**TASK MATERIAL**
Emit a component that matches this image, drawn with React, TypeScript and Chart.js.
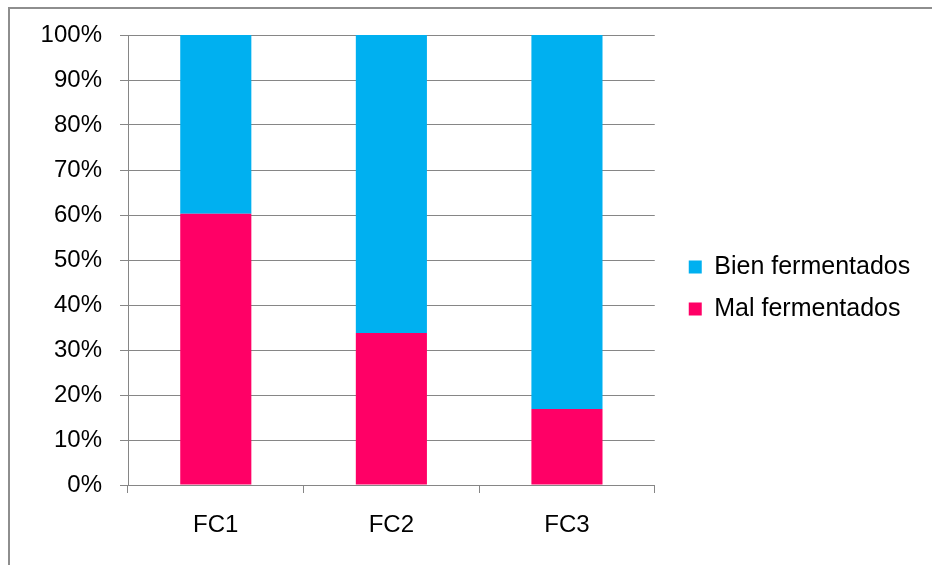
import React, { useEffect, useRef } from "react";
import { Chart, registerables } from "chart.js";

Chart.register(...registerables);

// Fermentation quality per batch, in percent of samples
const categories = ["FC1", "FC2", "FC3"];
const malFermentados = [60.3, 33.8, 16.9];
const bienFermentados = [39.7, 66.2, 83.1];
const seriesNames = ["Mal fermentados", "Bien fermentados"];
const yTickStep = 10;
const yMax = 100;

const FONT = "'Liberation Sans', Arial, Helvetica, sans-serif";
const AXIS_GRAY = "#868686";

// Nudges the legend block to the right and slightly up, keeping the plot area where it is
const legendNudge = {
  id: "legendNudge",
  afterLayout(chart: any) {
    const lg = chart.legend;
    if (lg) {
      lg.left += 17;
      lg.right = chart.width;
      lg.width = lg.right - lg.left;
      lg.top -= 2;
      lg.bottom -= 2;
    }
  },
};

export default function App() {
  const canvasRef = useRef<HTMLCanvasElement | null>(null);

  useEffect(() => {
    if (!canvasRef.current) return;
    const chart = new Chart(canvasRef.current, {
      type: "bar",
      data: {
        labels: categories,
        datasets: [
          {
            label: seriesNames[0],
            data: malFermentados,
            backgroundColor: "#FF0066",
            categoryPercentage: 1,
            barPercentage: 0.405,
          },
          {
            label: seriesNames[1],
            data: bienFermentados,
            backgroundColor: "#00B0F0",
            categoryPercentage: 1,
            barPercentage: 0.405,
          },
        ],
      },
      options: {
        animation: false,
        responsive: false,
        maintainAspectRatio: false,
        layout: { padding: { top: 35, left: 0, right: 59, bottom: 20 } },
        plugins: {
          tooltip: { enabled: false },
          legend: {
            position: "right",
            reverse: true,
            labels: {
              boxWidth: 13,
              boxHeight: 13,
              padding: 17,
              color: "#000",
              font: { family: FONT, size: 25 },
            },
          },
        },
        scales: {
          x: {
            stacked: true,
            grid: {
              display: true,
              drawOnChartArea: false,
              drawTicks: true,
              tickLength: 8,
              color: AXIS_GRAY,
              offset: true,
            },
            border: { display: true, color: AXIS_GRAY },
            ticks: { color: "#000", font: { family: FONT, size: 24 }, padding: 18 },
            afterFit: (s: any) => {
              s.height = 60;
            },
          },
          y: {
            stacked: true,
            min: 0,
            max: yMax,
            grid: { color: AXIS_GRAY, tickLength: 8, drawTicks: true },
            border: { display: true, color: AXIS_GRAY },
            ticks: {
              stepSize: yTickStep,
              color: "#000",
              padding: 18,
              font: { family: FONT, size: 24 },
              callback: (v: any) => v + "%",
            },
            afterFit: (s: any) => {
              s.width = 128;
            },
          },
        },
      },
      plugins: [legendNudge],
    });
    return () => chart.destroy();
  }, []);

  return (
    <div
      style={{
        position: "fixed",
        left: 0,
        top: 0,
        width: 932,
        height: 565,
        overflow: "hidden",
        background: "#fff",
      }}
    >
      <div
        style={{
          position: "absolute",
          left: 8,
          top: 7,
          width: 960,
          height: 600,
          borderLeft: "2px solid #8e8e8e",
          borderTop: "2px solid #8e8e8e",
        }}
      />
      <canvas
        ref={canvasRef}
        width={932}
        height={565}
        style={{ position: "absolute", left: 0, top: 0, width: 932, height: 565 }}
      />
    </div>
  );
}
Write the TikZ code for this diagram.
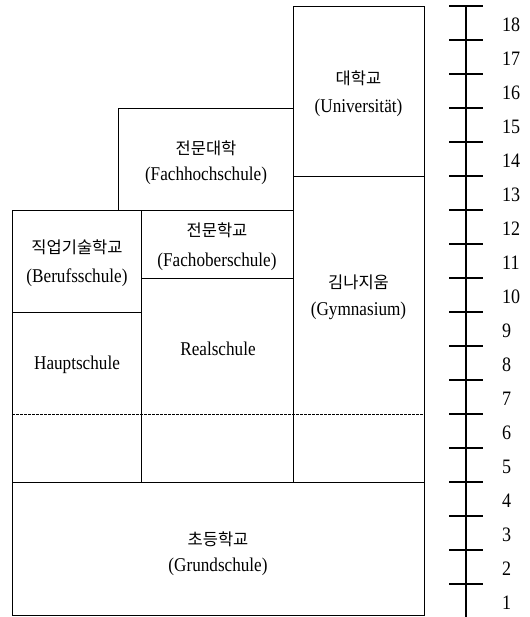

**YOUR TASK**
Skip the pictures and quote each line of the entries above, from the first through the line with "const canvasRef = useRef<HTMLCanvasElement", exactly as it appears.

**THE ANSWER**
Emit a component that matches this image, drawn with React, TypeScript and Chart.js.
import React, { useEffect, useRef } from "react";
import { Chart, registerables } from "chart.js";

Chart.register(...registerables);

// Fermentation quality per batch, in percent of samples
const categories = ["FC1", "FC2", "FC3"];
const malFermentados = [60.3, 33.8, 16.9];
const bienFermentados = [39.7, 66.2, 83.1];
const seriesNames = ["Mal fermentados", "Bien fermentados"];
const yTickStep = 10;
const yMax = 100;

const FONT = "'Liberation Sans', Arial, Helvetica, sans-serif";
const AXIS_GRAY = "#868686";

// Nudges the legend block to the right and slightly up, keeping the plot area where it is
const legendNudge = {
  id: "legendNudge",
  afterLayout(chart: any) {
    const lg = chart.legend;
    if (lg) {
      lg.left += 17;
      lg.right = chart.width;
      lg.width = lg.right - lg.left;
      lg.top -= 2;
      lg.bottom -= 2;
    }
  },
};

export default function App() {
  const canvasRef = useRef<HTMLCanvasElement | null>(null);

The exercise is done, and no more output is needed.